Taiwan aims to ban ads for junk food on TV channels for kids

Taiwan aims to ban ads for junk food on TV channels for kids

TAIPEI, Taiwan - The Ministry of Health and Welfare (MHW) yesterday proposed a draft bill that would prohibit airing commercials for five kinds of junk foods on children's television channels.

The listed kinds of junk foods were potato chips, french fries, pastries, friend chicken and sugar-filled drinks. All commercials promoting these products would be banned from being aired on select channels by the end the 2014, said the MHW.

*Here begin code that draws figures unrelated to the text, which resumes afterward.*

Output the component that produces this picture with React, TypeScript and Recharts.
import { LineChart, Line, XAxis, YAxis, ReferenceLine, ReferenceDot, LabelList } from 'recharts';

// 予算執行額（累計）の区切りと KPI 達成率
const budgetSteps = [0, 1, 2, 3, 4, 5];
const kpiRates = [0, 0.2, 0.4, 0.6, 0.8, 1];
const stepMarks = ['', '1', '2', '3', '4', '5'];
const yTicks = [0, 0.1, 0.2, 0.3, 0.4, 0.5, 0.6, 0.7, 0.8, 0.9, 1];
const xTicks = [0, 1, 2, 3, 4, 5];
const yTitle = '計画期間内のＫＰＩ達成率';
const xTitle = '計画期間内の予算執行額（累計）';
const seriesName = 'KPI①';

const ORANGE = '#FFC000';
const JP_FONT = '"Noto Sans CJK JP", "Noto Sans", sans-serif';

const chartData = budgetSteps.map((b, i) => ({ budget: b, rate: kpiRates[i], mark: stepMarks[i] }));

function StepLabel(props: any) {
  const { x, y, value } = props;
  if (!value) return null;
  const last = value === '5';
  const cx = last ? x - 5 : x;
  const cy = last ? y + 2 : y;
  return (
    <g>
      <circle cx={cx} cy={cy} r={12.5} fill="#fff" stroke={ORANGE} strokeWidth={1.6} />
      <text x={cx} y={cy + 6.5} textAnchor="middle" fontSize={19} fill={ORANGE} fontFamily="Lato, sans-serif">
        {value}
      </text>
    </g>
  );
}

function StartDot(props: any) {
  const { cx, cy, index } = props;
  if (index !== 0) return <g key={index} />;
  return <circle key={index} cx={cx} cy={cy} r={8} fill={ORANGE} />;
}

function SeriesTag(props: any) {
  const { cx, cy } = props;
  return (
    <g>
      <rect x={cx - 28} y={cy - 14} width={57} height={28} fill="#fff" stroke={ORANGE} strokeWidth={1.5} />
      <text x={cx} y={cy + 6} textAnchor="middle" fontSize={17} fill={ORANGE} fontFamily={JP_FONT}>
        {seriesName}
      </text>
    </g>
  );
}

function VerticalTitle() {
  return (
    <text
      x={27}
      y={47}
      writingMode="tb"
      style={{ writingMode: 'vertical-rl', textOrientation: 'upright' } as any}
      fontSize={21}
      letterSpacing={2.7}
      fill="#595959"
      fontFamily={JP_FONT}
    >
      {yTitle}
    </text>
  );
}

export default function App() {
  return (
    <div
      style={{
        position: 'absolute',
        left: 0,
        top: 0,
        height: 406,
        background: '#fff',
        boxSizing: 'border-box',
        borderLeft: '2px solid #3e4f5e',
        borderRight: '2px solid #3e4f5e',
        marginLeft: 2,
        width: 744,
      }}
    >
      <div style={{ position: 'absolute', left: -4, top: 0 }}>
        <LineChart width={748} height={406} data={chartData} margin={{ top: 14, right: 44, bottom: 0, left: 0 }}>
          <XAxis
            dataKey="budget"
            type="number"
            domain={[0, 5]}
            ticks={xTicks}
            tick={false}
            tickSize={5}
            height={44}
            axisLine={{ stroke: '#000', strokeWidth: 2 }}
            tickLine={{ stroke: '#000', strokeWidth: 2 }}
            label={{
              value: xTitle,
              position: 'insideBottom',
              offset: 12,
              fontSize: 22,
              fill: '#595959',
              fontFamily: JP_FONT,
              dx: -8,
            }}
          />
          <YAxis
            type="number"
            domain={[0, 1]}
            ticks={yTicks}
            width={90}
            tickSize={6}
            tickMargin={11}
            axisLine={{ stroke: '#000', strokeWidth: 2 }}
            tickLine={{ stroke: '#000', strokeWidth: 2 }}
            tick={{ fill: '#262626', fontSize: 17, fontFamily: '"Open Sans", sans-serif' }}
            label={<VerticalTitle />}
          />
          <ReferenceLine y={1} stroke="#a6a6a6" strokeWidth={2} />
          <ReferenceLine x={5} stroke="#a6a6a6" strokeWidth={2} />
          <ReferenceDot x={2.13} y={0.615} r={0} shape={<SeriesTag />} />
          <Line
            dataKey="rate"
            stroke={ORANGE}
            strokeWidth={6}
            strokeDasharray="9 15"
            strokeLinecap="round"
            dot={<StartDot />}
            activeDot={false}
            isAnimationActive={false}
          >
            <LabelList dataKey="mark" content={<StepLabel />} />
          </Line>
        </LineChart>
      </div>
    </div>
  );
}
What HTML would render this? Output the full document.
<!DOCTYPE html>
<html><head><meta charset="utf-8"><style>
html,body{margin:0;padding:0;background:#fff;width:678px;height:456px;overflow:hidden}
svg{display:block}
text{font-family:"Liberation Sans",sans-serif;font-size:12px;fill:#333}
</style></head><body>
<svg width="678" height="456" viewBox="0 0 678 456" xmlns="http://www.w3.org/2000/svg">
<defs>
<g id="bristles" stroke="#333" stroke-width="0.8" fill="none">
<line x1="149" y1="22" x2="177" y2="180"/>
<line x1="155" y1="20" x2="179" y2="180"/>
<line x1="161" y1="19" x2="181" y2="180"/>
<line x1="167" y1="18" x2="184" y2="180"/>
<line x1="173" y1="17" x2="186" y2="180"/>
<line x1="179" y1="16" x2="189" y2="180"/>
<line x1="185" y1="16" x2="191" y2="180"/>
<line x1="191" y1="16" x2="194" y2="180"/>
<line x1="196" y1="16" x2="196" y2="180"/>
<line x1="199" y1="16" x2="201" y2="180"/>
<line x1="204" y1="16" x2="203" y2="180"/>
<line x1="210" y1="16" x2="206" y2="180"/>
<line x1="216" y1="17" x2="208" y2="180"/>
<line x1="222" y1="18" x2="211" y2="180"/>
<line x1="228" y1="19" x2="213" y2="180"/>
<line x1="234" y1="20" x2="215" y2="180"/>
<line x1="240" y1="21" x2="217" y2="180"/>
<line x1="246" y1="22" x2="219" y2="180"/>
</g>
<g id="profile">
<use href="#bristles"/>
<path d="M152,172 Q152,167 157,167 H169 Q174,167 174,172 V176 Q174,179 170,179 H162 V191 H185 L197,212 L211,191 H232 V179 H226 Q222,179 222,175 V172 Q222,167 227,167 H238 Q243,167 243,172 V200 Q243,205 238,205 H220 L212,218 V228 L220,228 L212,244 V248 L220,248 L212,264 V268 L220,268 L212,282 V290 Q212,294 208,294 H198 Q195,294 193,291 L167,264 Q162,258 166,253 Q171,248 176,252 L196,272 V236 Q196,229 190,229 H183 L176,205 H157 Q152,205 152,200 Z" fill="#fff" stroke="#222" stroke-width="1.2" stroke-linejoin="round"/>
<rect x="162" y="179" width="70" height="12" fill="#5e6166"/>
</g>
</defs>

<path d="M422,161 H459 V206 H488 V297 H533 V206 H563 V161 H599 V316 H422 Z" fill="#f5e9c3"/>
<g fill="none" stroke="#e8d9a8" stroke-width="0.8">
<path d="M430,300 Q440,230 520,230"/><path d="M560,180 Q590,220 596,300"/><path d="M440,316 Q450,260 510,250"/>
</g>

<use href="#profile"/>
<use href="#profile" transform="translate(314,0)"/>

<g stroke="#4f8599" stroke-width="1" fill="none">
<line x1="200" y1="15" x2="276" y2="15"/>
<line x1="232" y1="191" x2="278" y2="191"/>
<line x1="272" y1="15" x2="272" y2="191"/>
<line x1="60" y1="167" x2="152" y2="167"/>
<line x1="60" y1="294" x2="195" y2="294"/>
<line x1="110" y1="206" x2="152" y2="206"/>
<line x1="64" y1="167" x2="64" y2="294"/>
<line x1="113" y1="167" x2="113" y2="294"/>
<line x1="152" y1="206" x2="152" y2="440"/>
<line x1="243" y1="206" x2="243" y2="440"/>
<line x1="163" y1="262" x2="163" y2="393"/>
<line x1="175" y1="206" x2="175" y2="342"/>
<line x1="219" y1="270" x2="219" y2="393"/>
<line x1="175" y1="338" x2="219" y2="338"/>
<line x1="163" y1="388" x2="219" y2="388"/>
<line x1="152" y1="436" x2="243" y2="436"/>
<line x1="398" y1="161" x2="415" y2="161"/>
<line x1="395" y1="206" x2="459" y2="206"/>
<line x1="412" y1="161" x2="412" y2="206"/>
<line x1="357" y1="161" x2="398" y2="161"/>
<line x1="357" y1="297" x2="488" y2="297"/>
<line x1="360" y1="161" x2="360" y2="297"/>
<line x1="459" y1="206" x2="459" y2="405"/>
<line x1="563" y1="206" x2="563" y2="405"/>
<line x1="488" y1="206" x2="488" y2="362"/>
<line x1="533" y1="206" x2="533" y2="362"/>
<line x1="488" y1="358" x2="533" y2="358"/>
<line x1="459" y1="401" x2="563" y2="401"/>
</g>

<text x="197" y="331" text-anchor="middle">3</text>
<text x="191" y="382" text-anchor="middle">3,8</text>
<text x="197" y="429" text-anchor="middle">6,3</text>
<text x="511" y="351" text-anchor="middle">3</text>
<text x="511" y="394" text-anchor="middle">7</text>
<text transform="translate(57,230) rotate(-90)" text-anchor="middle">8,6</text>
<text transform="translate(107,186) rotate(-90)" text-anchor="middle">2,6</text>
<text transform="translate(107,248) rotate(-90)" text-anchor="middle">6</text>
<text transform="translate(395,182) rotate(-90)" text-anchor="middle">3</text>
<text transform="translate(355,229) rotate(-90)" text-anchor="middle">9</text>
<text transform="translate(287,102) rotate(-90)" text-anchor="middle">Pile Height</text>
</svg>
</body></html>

Toy giveaways through children's meals will be banned as well, as free toys may encourage children to consume too much junk food, the MHW noted. Selling toys at discount prices in order to draw customers will also be prohibited.

Foods containing over 30 per cent fat and over 10 per cent of either saturated fat or sugar are on the Food and Drug Administration's (FDA) list of junk foods unfit for children to consume, as well as foods containing over 0.3 milligrams of trans fats or 1 gram of sodium in every 100 milligrams/milliliters, said the MHW.

Fast food outlets that violate the proposed ban will be fined as much as NT$4 million (S$166,000), said FDA Deputy Director-General Jiang Yu-mei.

The Legislature passed an amended version of the Act Governing Food Sanitation last year, which lists the prohibitions to be implemented.

Jiang said that the draft has already been posted on government websites and a professional conference will be held soon concerning the new policy. Using giveaway toys as a way to promote product sales will not be used again in the future, said Jiang, who used the popular Kinder chocolate eggs as an example. "These eggs with toys in one half and chocolate in the other have evidently violated the regulations. They will not be on sale (when the new policy is carried out)," said Jiang.

The policy is the first to restrict junk food in Taiwan. The listed junk food types are not to be promoted via commercials on 14 of the island's TV channels targeting young audiences by the end of 2014.